If you like Shel Silverstein or Edward Lear, then chances are you are already familiar with The Woolyhoodwinks. They’re five characters named Ozard, Ludic, Reddy, Junco, and Fluke, who live in The Great North Woods. In The Woollyhoodwinks: vs. The Dark Patch, their world is changed when a piece of the sky falls down and the dark patch it creates begins to consume their tranquil existence.
Each wink has a different dominant characteristic, and even though the story is simple, you can see how that characteristic can be a bad thing or a good thing depending on how it is acted or not acted upon. It is the traits of the Winks and their responses to the dark patch that drive the story. Ozard approaches things scientifically, Ludic is a bard, Reddy has some peculiar multiple personality issues, Junco has an obsessive focus on things and Fluke is afraid of the dark. There is certainly something for a wide variety of children to identify with.

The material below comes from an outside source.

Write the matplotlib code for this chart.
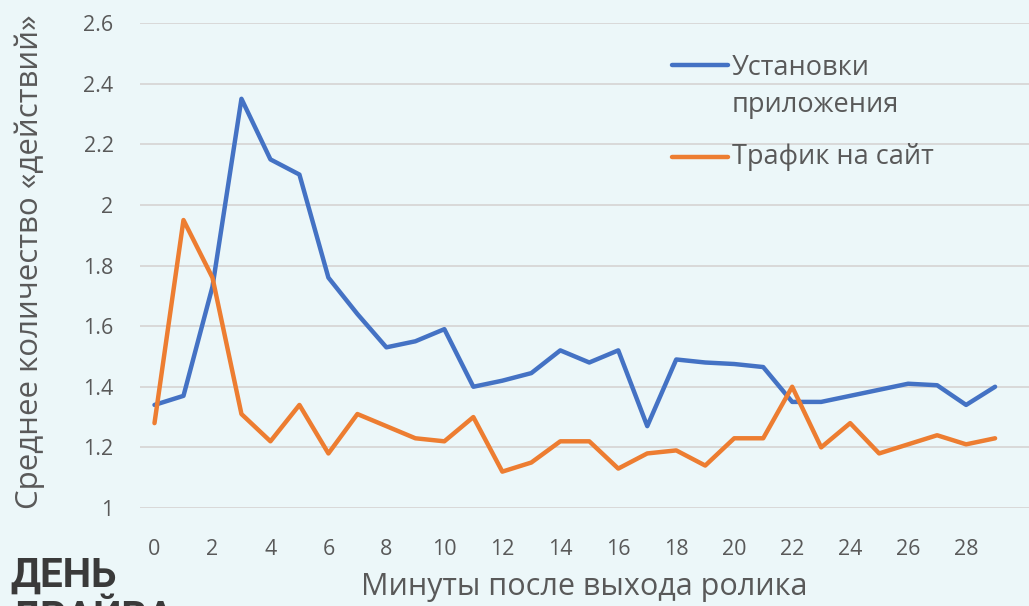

This book is highly stylized in terms of both illustration and narrative. It is a carefully worded story, and introduced my son to a nonsensical style of speech that I’m not sure he was quite ready for. For example:
- So sunsets begin, sparkles dim, and dusk calls the curtain.
In the opening line and in much of the story, I could hear the voice of the great Frank Oz. Though it was also filled with many beautiful turns of phrase and was certainly a lyrical joy to read aloud:
- So the space between yesterday and tomorrow is now, and the Woolyhoodwinks fall… one wink… five winks… ten winks… asleep.
The artwork in the book is perhaps my favorite thing of all, a blend of traditional illustration and fabric crafts that have been photo-shopped in. It has a warmth and depth to it that I find very appealing. I have a huge addiction to crafting and that this story is born from five hand made stuffies is really inspiring to me, as a crafter, writer and mother.
How many times have I created stories based on my son’s friends? Here one has actually been brought to life.
For so many reasons I wanted to love this book and yet I found it to be on the other side of odd, reminiscent of some of the great oddities in children’s fiction, but not quite making the mark.
From my son’s perspective, however, it was wonderful. He found both the story and the artwork to be absolutely riveting. He consistently requests it at night and even points to things when out hiking as comparisons to things in this book. If it engages him and prompts him into making connections with everyday occurrences. I’d say we have a winner, no matter how odd his mother finds it!
I was provided with a copy of this book for review purposes.